* **GOAL OF THE EXERCISE**
Copy each line of the records that contains the word "script".

* **INPUT**
---
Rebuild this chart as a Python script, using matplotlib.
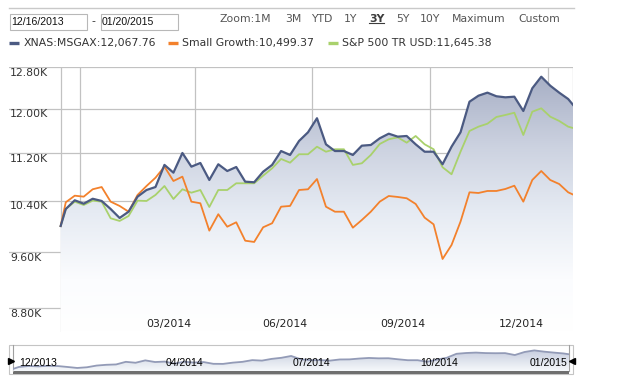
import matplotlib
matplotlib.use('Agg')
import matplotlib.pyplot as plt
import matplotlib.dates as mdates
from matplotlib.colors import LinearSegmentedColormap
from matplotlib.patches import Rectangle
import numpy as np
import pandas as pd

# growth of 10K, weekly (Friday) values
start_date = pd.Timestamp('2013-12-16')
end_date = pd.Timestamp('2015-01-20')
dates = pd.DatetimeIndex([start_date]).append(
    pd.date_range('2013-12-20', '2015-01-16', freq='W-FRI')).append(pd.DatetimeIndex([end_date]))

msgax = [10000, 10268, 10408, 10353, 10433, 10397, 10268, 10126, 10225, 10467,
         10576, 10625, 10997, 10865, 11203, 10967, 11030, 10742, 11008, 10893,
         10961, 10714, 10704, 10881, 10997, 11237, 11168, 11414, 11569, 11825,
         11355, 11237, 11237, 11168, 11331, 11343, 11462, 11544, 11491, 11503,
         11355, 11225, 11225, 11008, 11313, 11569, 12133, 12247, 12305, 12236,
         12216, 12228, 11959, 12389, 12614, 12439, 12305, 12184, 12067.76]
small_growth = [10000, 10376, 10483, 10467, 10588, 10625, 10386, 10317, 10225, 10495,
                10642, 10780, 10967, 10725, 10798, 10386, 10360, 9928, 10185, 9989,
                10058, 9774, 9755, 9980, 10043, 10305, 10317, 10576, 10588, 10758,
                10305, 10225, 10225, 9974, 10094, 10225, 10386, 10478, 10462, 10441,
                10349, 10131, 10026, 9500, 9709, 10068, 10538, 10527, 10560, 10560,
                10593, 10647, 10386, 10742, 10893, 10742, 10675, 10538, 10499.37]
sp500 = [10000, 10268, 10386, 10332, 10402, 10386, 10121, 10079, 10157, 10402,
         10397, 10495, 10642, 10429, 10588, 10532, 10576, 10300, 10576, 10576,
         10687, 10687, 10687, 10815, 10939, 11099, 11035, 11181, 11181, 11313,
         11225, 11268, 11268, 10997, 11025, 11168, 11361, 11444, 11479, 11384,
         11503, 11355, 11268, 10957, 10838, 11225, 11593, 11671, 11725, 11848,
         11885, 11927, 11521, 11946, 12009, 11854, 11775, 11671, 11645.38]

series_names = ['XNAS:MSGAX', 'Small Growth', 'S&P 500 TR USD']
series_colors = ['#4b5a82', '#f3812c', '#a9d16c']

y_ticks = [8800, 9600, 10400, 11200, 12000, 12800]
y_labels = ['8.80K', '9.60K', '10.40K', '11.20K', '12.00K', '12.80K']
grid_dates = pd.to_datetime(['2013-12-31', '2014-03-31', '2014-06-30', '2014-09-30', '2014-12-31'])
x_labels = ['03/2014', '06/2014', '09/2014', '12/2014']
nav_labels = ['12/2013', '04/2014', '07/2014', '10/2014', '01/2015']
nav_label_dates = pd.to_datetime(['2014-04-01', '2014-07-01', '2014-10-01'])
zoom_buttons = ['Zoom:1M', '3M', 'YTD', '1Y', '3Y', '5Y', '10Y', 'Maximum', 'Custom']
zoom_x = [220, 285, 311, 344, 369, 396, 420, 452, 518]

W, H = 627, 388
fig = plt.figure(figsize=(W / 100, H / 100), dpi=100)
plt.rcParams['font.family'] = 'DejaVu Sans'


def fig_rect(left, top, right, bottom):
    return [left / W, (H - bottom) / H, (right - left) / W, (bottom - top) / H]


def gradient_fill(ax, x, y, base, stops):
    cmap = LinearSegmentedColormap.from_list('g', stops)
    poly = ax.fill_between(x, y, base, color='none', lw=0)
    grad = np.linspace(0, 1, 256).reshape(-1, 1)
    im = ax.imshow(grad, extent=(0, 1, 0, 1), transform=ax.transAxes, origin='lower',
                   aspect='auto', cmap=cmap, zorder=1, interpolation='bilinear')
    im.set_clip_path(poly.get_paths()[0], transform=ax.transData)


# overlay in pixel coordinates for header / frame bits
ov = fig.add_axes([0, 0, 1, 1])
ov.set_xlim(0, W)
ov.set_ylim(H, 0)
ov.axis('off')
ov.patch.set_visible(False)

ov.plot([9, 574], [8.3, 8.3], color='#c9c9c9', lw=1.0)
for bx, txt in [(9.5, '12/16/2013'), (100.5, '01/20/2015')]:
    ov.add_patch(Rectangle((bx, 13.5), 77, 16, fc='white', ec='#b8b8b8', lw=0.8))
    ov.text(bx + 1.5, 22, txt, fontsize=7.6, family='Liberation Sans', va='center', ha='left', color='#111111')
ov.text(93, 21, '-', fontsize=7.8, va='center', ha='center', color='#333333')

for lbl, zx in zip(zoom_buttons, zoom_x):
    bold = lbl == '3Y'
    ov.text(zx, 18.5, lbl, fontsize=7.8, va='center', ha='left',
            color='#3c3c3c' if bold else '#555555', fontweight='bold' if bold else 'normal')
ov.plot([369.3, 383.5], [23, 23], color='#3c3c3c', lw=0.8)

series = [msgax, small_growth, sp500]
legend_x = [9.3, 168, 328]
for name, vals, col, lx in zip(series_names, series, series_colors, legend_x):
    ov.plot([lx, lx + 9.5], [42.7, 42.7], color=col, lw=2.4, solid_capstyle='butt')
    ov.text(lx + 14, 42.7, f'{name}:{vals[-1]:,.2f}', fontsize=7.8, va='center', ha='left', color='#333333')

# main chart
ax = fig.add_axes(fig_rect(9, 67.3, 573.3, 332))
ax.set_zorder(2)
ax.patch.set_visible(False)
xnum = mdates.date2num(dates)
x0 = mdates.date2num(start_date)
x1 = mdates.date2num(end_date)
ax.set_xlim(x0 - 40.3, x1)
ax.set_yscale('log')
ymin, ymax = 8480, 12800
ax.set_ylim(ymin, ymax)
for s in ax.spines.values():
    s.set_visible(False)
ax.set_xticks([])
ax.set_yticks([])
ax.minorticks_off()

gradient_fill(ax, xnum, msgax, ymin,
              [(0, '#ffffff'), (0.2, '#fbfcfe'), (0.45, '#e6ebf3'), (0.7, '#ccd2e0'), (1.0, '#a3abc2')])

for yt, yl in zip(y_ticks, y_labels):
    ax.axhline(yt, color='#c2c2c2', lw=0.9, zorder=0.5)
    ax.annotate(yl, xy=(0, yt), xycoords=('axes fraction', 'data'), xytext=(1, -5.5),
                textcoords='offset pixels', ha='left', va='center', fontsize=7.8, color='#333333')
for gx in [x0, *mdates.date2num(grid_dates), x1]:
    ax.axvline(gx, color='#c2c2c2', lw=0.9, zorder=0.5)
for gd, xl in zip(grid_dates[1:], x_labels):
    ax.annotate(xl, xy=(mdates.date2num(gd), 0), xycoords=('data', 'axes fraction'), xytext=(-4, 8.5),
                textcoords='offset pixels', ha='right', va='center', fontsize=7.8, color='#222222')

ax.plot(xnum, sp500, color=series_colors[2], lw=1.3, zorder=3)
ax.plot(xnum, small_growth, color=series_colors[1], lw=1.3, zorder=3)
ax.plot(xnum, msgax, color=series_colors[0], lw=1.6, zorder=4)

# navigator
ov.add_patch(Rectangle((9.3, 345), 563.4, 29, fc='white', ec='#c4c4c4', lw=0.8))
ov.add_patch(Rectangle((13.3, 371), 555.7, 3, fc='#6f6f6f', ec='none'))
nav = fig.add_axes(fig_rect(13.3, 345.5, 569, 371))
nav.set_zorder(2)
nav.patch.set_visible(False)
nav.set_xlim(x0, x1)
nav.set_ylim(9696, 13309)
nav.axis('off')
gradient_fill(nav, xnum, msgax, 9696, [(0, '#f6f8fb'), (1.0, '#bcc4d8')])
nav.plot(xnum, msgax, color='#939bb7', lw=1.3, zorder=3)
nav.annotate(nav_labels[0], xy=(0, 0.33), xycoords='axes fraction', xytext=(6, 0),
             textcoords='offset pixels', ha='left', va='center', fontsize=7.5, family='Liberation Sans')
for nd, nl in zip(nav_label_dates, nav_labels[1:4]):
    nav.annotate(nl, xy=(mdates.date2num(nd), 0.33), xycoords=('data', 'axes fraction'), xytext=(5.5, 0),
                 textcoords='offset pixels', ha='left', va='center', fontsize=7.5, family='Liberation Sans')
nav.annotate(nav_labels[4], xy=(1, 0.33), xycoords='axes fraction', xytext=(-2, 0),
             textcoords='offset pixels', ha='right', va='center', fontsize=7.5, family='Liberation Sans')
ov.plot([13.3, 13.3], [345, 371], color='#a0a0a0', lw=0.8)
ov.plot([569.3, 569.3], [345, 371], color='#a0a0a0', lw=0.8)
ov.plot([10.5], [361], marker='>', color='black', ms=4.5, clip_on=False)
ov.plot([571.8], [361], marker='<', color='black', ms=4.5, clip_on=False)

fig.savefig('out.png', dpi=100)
---
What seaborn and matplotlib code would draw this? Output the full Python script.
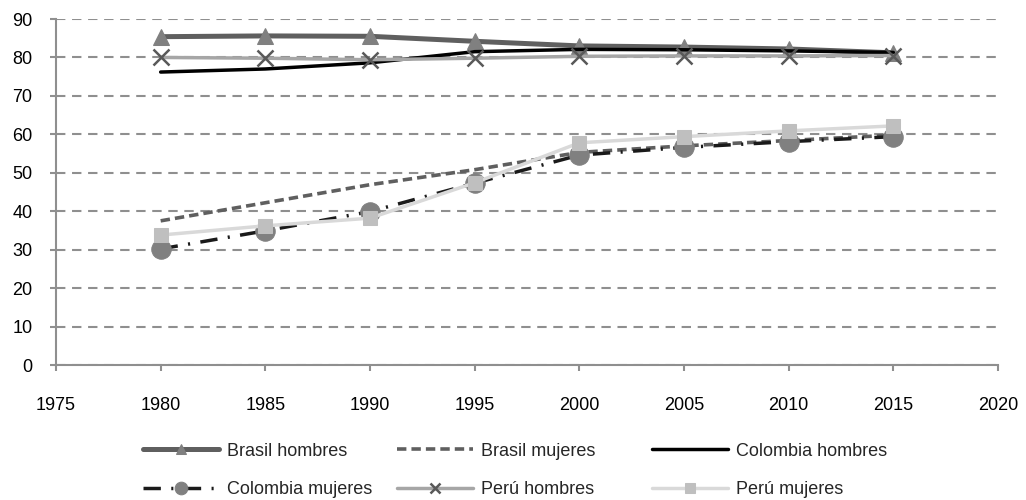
---
* **TASK RESULT**
Rebuild this chart as a Python script, using matplotlib.
What seaborn and matplotlib code would draw this? Output the full Python script.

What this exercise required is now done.